The push for autonomous vehicles, drone deliveries, automated services, and other AI applications is, in my opinion, wrong.

The loss of jobs aside (yes, there are counter arguments and even universal salary tests); the environmental impact aside (autonomous vehicles will likely lead to expansion of suburban areas - for those who can afford it - and destruction of arable land); the evolutionary impact aside (the general public is not getting any smarter since the dawn of Smartphones); and the psychological impact aside (people are struggling with interpersonal relationships and interactions since the rise of Social media); there are many other aspects to consider.

In a report featured on Euronews:  http://www.euronews.com/2018/02/21/commercial-drones-could-be-turned-into-weapons-using-ai-report-warns
citing the University of Cambridge's Centre for the Study of Existential Risk
its authors warn of the possibility that AI could be used in harmful ways:

'Harmful ends'

Attackers could capitalise on the “proliferation of drones” and re-use them for “harmful ends”, according to the University of Cambridge's Centre for the Study of Existential Risk, who helped put the report together.
It said we could see the “crashing of fleets of autonomous vehicles, turning of commercial drones into missiles or holding critical infrastructure to ransom”.
AI could also herald novel cyber attacks such as automated hacking and the production of highly-believable fake videos to be used as “powerful tools to manipulate public opinion on previously unimaginable scales”.
“Artificial intelligence is a game changer and this report has imagined what the world could look like in the next five to ten years,” said Dr Seán Ó hÉigeartaigh, one of the co-authors of the report.
“We live in a world that could become fraught with day-to-day hazards from the misuse of AI and we need to take ownership of the problems – because the risks are real. There are choices that we need to make now, and our report is a call-to-action for governments, institutions and individuals across the globe.
“For many decades hype outstripped fact in terms of AI and machine learning. No longer. This report looks at the practices that just don’t work anymore — and suggests broad approaches that might help: for example, how to design software and hardware to make it less hackable — and what type of laws and international regulations might work in tandem with this.”
Miles Brundage, research fellow at Oxford University’s Future of Humanity Institute, said: “AI will alter the landscape of risk for citizens, organisations and states — whether it’s criminals training machines to hack or ‘phish’ at human levels of performance or privacy-eliminating surveillance, profiling and repression — the full range of impacts on security is vast.
“It is often the case that AI systems don’t merely reach human levels of performance but significantly surpass it. It is troubling, but necessary, to consider the implications of superhuman hacking, surveillance, persuasion, and physical target identification, as well as AI capabilities that are subhuman but nevertheless much more scalable than human labour.”

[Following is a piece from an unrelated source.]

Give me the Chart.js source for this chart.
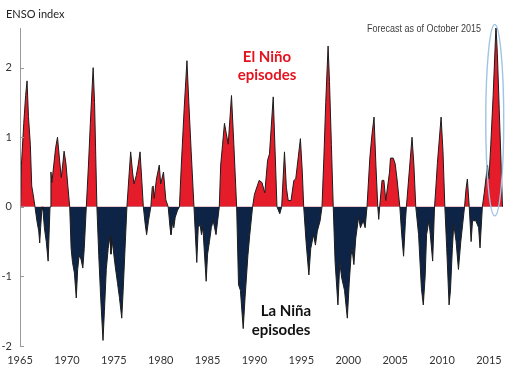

This is not too far fetched to imagine.

Still, in my opinion, the simplest case against AI is this - Humans are, by nature, fallible creatures. We do some things right, but a lot of things wrong. Any artificial intelligence worth its weight is likely to realize that humans are not good for long-term survival of the planet,and with it, the AI system itself.

If you were an AI system, what would you do once you become aware of that?